Friday, September 2, 2011

Justice and the Banks

OK, just thinking here. So the banks almost failed because they played high-stakes games with our mortgages and lost, which caused our economy to tank even though we bailed these same banks out. Now they're doing fine, their execs are getting big bonuses, but we lost our jobs, our houses, our equity, our credit, our savings, and much of the value of our investments. So now the federal and state attorneys general are trying to work out a settlement with the banks where the banks pay now to avoid future lawsuits. The thinking, I'm told, is that we need a settlement so the lawsuits won't get out of hand because then the banks would be hurt too much and wouldn't be able to help our economy recover. So the government would get some of its/our money back, the banks would continue to do fine as they have throughout this mess, but we as individual losers still get bupkiss, less than bupkiss I guess since we've suffered such losses and still have to make up the difference for the bailout with the taxes we pay. Is this justice?

Monday, June 27, 2011

It's Hard To Compete with Fox

Even Politifact itself acknowledges that when MISinformed is distinguished from ILLinformed, Fox viewers are the most consistently misinformed just as Jon Stewart said last week.
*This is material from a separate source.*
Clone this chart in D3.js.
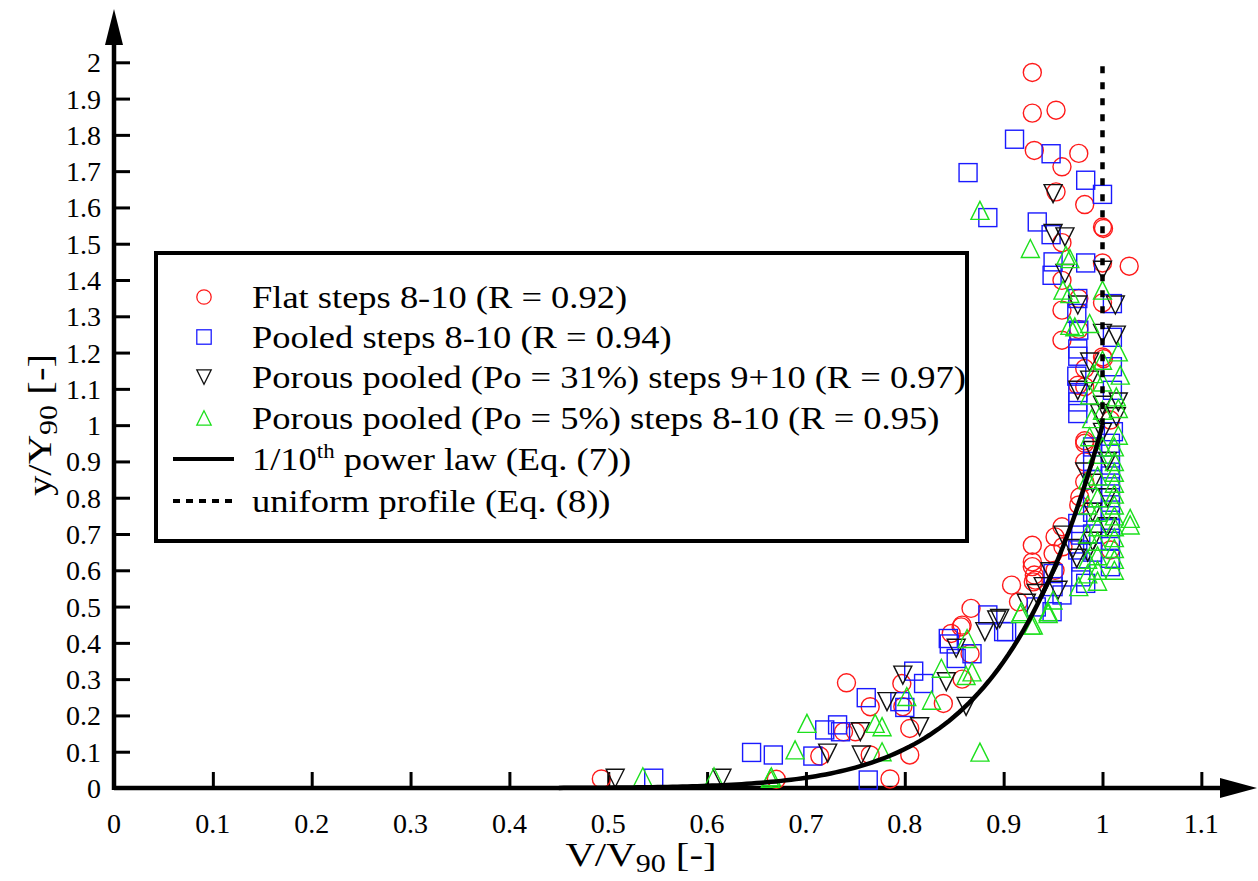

With this evidence and the leaked emails from Fox manager Bill Sammon last December in which he directed Fox journalists to use certain labels and language to sway public opinion about the health care bill, it seems probable that if it were a crime for news media to knowingly and deliberately spread misinformation to the public then Fox News would be convicted.

I find it very hard to debate my Fox-viewing friends and family on the important issues of our time when they have been convinced by Fox that the fundamental facts and science about the issue are untrue. Yesterday I emailed my family a link to an article in the Christian Science Monitor, Are You Smarter Than a Fox Viewer?, that demonstrates, at least to me, how out of balance our country has become in terms of what people consider the 'truth'. How can you make progress on solving problems when you can't agree on what the problem is?